JIMMY SO SEATTLE
Times Staff Reporter
Arts & Entertainment
When your parents popped in a Neil Diamond tape on repeat during long interstate road trips, you reluctantly sang along. Never thought you’d turn out to be a Diamond fan now, right? But singing along to “Sweet Caroline” and “Brother Love’s Traveling Salvation Show” is so addictive now, you’d do anything to see Neil on stage.
A band out of San Francisco can put a rest to that Diamond thirst. Super Diamond delivers a high-octane Diamond tribute show that rocks, and they’re here to play the Showbox tomorrow and New Year’s Eve.
Randy Cordero, the lead singer of Super Diamond, has the guise of Elvis and speaks in an almost boyish voice, more like the Hansons than the gruff Diamond. He’s known as the Surreal Neil, and one look at his attire is explanation enough. All of the guys from Super Diamond dress in flamboyant sequined shirts and velvet bell bottoms, with a little leopard skin thrown in. They’re a wild bunch.
“The name Surreal Neil is perfect. We’re a little more over-the-top,” Cordero said.
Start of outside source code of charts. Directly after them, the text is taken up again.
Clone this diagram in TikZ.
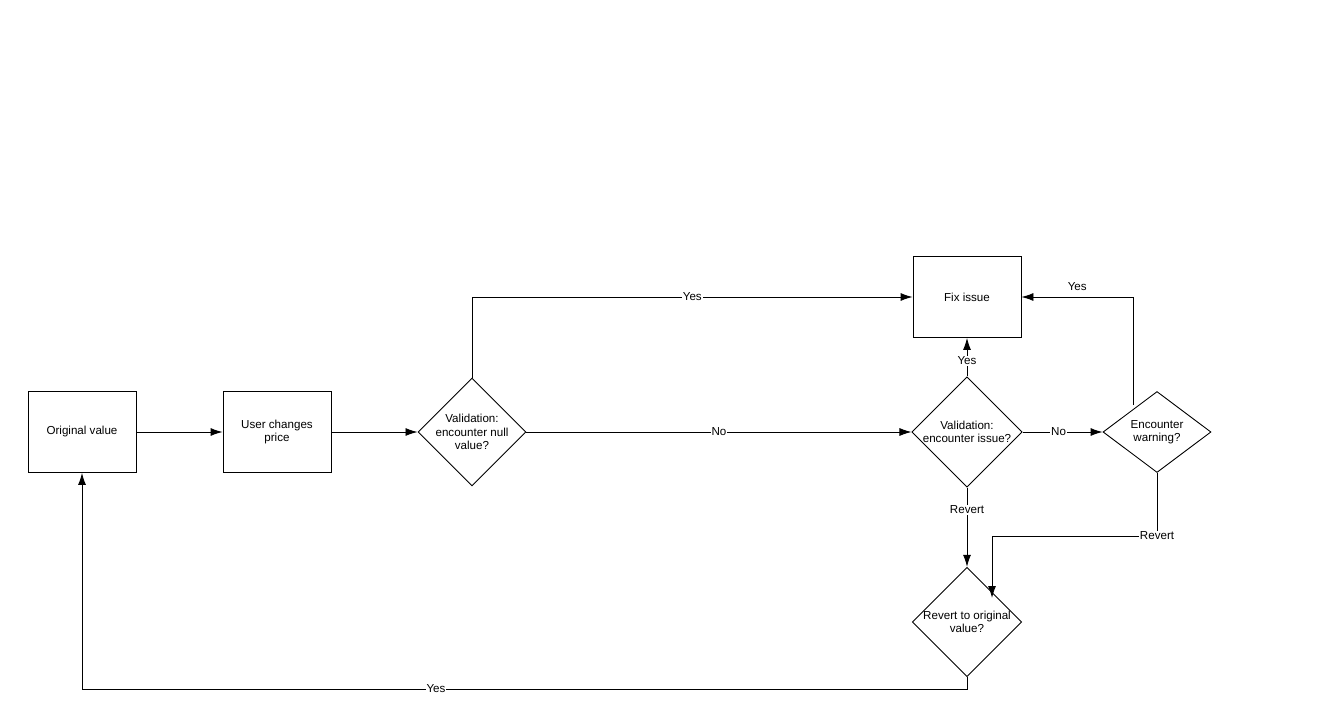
\documentclass[tikz,border=0pt]{standalone}
\usepackage{fontspec}
\setmainfont{Liberation Sans}
\usetikzlibrary{arrows.meta}
\usetikzlibrary{shapes.geometric}
\usetikzlibrary{positioning}
\tikzset{box/.style={draw, minimum width=2.16cm, minimum height=1.62cm, align=center, inner sep=0pt},
dec/.style={draw, diamond, minimum width=2.16cm, minimum height=1.62cm, align=center, inner sep=0pt},
lbl/.style={fill=white, inner sep=0.5pt},
flow/.style={-{Latex[length=2.4mm,width=1.6mm]}}}

\begin{document}
\begin{tikzpicture}[x=0.02cm, y=-0.02cm, font=\fontsize{6.6}{7.6}\selectfont, line width=0.5pt]
\useasboundingbox (0,0) rectangle (1321,709);

				\node[box] (orig) at (82,432) {Original value};
				\node[box] (user) at (277,432) {User changes\\price};
				\node[dec] (nullchk) at (472,432) {Validation:\\encounter null\\value?};
				\node[box] (fix) at (967,297) {Fix issue};
				\node[dec] (issue) at (967,432) {Validation:\\encounter issue?};
				\node[dec] (warn) at (1157,432) {Encounter\\warning?};
				\node[dec] (revert) at (967,622) {Revert to original\\value?};
				\coordinate (wt) at (1133,405);
				\coordinate (wb) at (992,598);

				\draw[flow] (orig) -- (user);
				\draw[flow] (user) -- (nullchk);
				\draw[flow] (nullchk.north) |- node[lbl, pos=0.75] {Yes} (fix.west);
				\draw[flow] (nullchk) -- node[lbl] {No} (issue);
				\draw[flow] (issue.north) -- node[lbl, pos=0.4] {Yes} (fix.south);
				\draw[flow] (issue) -- node[lbl, pos=0.45] {No} (warn);
				\draw[flow] (wt) |- node[above, pos=0.75] {Yes} (fix.east);
				\draw[flow] (issue.south) -- node[lbl, pos=0.28] {Revert} (revert.north);
				\draw[flow] (warn.south) -- (1157,536) node[lbl] {Revert} -- (992,536) -- (wb);
				\draw[flow] (revert.south) -- (967,689) -- node[lbl, pos=0.6] {Yes} (82,689) -- (orig.south);
			\end{tikzpicture}
\end{document}
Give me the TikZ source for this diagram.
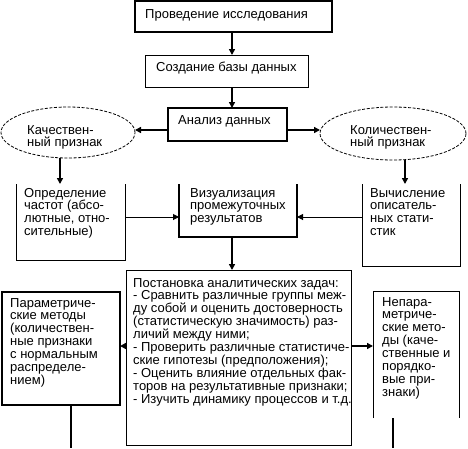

Super Diamond doesn’t pull off a Diamond tribute band by being lookalikes. They play.
Get them to their instruments and it can seem like they’ve been playing Diamond songs longer than Diamond has. Cordero hits the throaty vocal style of Diamond right on, pronouncing America as “Amiricaaaa.”
“The show is all Diamond songs, but there’s little bits of things from Kiss, Black Sabbath, Rush and AC/DC thrown in … just endings and bits,” Cordero said. “Guys will be like, `No way, it’s Rush!'”
And those who have seen Super Diamond featured on CNN News have seen them morph “Cherry Cherry” into “Sweet Child of Mine.” The crowd always sings along, Diamond lyrics or otherwise.
Many youths are discovering that Diamond is the author of “Red Red Wine” and “Girl, You’ll Be a Woman Soon,” among other hits. You can blame his resurgence in popularity on parents, the “Pulp Fiction” soundtrack and David Spade in “Lost and Found.” Diamond is even appearing as himself in “Saving Silverman” with Jason Biggs and Jack Black, a teen movie scheduled for release in February.
The Surreal Neil started the group playing Diamond’s songs for amusement and never thought he’d do it for a living, let alone meet Diamond himself. That’s before Neil showed up at a Super Diamond show two Saturdays ago in Los Angeles’ House of Blues.
“He said he’d sing a song with us. But when it came time to pick which song, we couldn’t make up our minds. But it’s always a bit religious among Neil Diamond fans to hear him sing ‘I Am, I Said,’ so we asked him to sing that one with us,” Cordero said.
Cordero and Super Diamond can now cross off “to meet Neil Diamond” on their New Year’s Resolution list. If the Real Neil approves of the Surreal Neil, who’s to object?